Alexie's craftsmanship takes another quantum leap forward with the 420-page Indian Killer. But it's merely one of a variety of items on his agenda. This month also marks the publication of his fourth book of poetry, The Summer Of Black Widows, and the beginning of the Honor The Earth musical tour (which stops at Northrop Auditorium in Minneapolis on Friday). The tour promotes a just-released CD of the same name, one that benefits more than 200 groups of indigenous people in North America trying to preserve the environmental quality of their homelands. Alongside acts ranging from Bonnie Raitt, Soul Asylum, and the Indigo Girls to Native musicians such as John Trudell and Ulali, Alexie appears on the disc talk-singing a story with the accompaniment of guitarist Jim Boyd, who also helped him with some of the musical aspects of Reservation Blues.

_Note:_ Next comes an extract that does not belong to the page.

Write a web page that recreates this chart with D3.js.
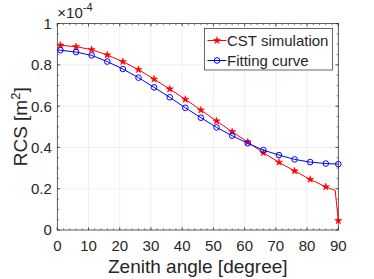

"Jim is sort of a reservation hero," Alexie says via phone from his office in Seattle. "He was in this real famous Native band called Xit; growing up I had his cassettes. Then we met at a folk festival where they had me read and him sing. "We've played together a lot out here but certainly never as big a venue [as the Northrop] or with such stellar company--I'm nervous, he's excited. I'll read and he'll play. If I played it would be insulting thousands of years of tribal tradition."
Alexie speaks with an easygoing mix of modesty and self-confidence. On the phone and in his writing, he's comfortable with his credentials in both Native and mass market cultures. It's this familiarity that enables him to invoke scathing satire and resonant silliness, to laugh at and with the foibles of his characters, and provide a depth of understanding lacking in the Native-Caucasian dynamics of most other writers.
It's a knowledge he comes by naturally. The first 18 years of Alexie's life were spent on the Spokane reservation in eastern Washington. Entering the eighth grade, however, he says that "I left a 90 percent Indian school to go to a 99 percent white school because I knew I could never get into college with the education I would get on the reservation. I was smart and I could play basketball, so I fit in.
"But I had to be really subdued in the way I conducted myself," he continues. "I was a radical-progressive-socialist kind of guy and that just doesn't cut it in a small farm town of mostly German descent. It was a border town, so of course they had a lot of stereotypes about Indians. Being from the reservation was still stigmatizing." One time, when a dishevelled Indian stumbled into a restaurant where Alexie and his friends were hanging out, his girlfriend leaned over and whispered to him, "I hate Indians," a scene that is replayed via John Smith, the Native adoptee in Indian Killer.
On the other hand, attending school outside the rez didn't endear Alexie to his childhood buddies. "I was sort of this geeky weird kid growing up, but I was always connected," Alexie stresses. "I dedicated Indian Killer to my mother and father, for staying--I always had an intact family unit. And no matter how contentious my relationship with my fellow tribal members, I was always a Spokane/Coeur D'Alene, growing up on the reservation, where everyone looked like me. And that is always who I'm going to be. I'm not a writer who happens to be Native American; I'm a Native American writer. It informs my art and always will."